Over the course of the opening section of John Fowles' now classic 1963 novel The Collector (a clear source and forerunner, incidentally, of Emma Donoghue's Room, which was a finalist in last year's Man Booker Prize), the narrator calmly and coolly explains how he plans to kidnap a girl and hold her prisoner. In the first few pages, as he only hints at what he plans, he sounds entirely ordinary, reasonable and just a little pathetic and so, as the reader, it is only gradually that you realise that he is in fact seriously disturbed. Then the realisation kicks in that he is actually deranged and his attempts at rationalisation are just elaborate exercises in deceit. And by then the reader is complicit in the deception.

The worlds of art and the "unreliable narrator" come together beautifully in Jane Harris's second and latest novel, Gillespie And I. The Gillespie of the title is Ned, a Scottish painter, "artist, innovator, and forgotten genius". The narrator is Harriet Baxter, who describes Ned as her dear friend and soul mate.

"It would appear that I am to be the first to write a book on Gillespie. Who, if not me was dealt that hand?" she begins and thereafter unfolds the tale of a single woman in Victorian Glasgow who is smitten with the work of an artist and becomes a close friend of his family with results that no one could have foreseen and that the reader is left to untangle.

Harriet's memoir of Ned is written some 45 years after the events she describes. Sitting in her flat in London, with two caged birds for company, she reconstructs the events of all those years ago and gazes at one of the few paintings by Ned that has survived. At the same time, she recounts the problems that she is having with her live-in companion. By far the biggest sections of the book deal with the Victorian past but her current problems are also illuminating – the words of Miss Baxter are simply not to be trusted.

Harriet's version of the woes of Ned and his family, whatever the actual truth of the events she recounts, raises all kind of issues and is particularly pertinent in asking questions about the ways in which we think of the past, the ways in which we idealise our relationships ("soul mate" is not a casually chosen phrase) and our seemingly unlimited capacity for self-deception. Is there not, the reader is left wondering, just a little of the Harriet in all of us?

I am anxious not to give away too much of the plot of this beguiling, intriguing, complex and beautifully written book. Suffice it to say that lovers of art, Romanticism and Victorian melodrama are unlikely to be disappointed.

Aside from Harriet and Ned, there are some fine minor characters here, too, not the least of which are Ned's wife Annie and their elder child, the tormented and waif-like Sybil. If these characters are rooted in Victorian art and literature, and through Harriet's eyes they quite clearly are, then it is only right that they should be, as these are at the heart of the book.

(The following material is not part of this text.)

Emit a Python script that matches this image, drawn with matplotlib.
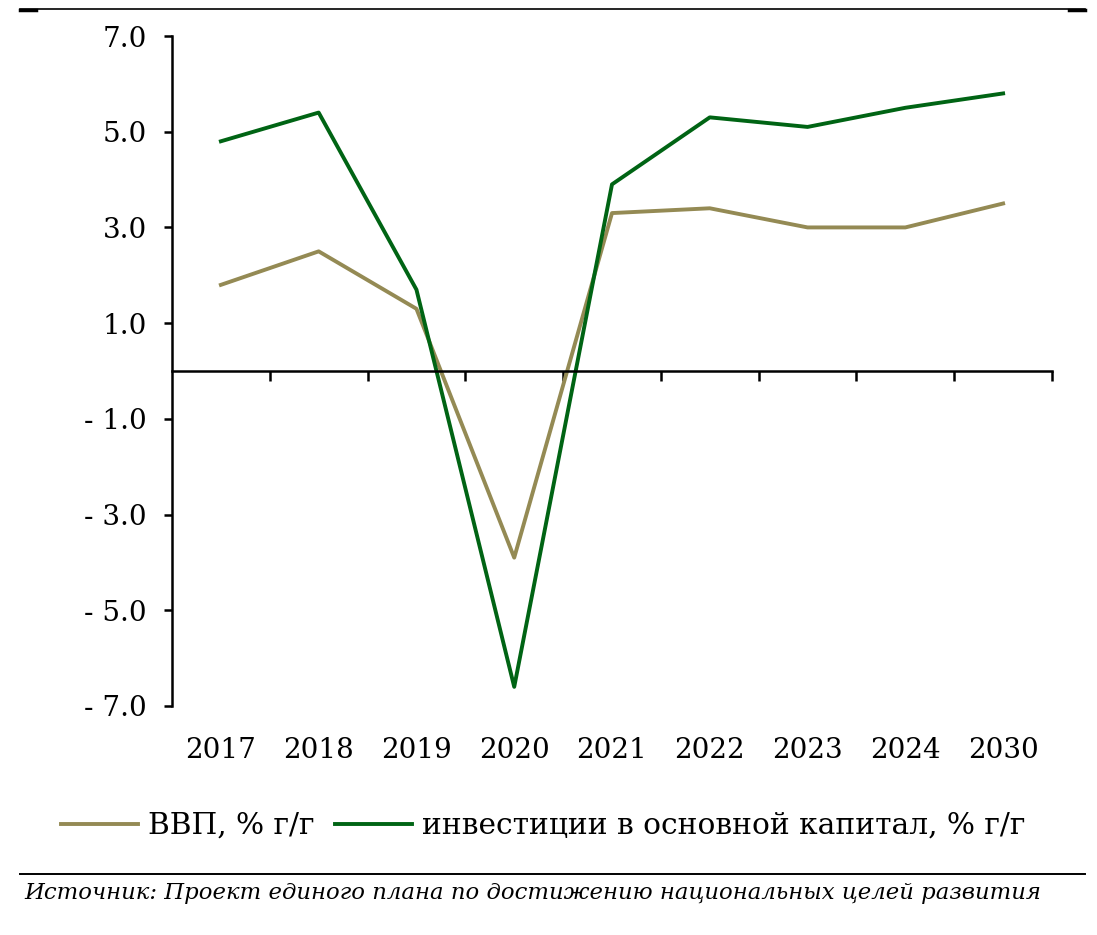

It is Jane Harris's skill that she has re-woven themes and ideas that are not entirely unfamiliar, and given them new and enthralling twists. This is a novel steeped in its period with authentic details and atmosphere – but it also contains some bitingly humorous and far more "modern" moments.

I cannot recommend Gillespie And I highly enough – it is an utterly compelling and completely engaging read, extremely difficult to put down.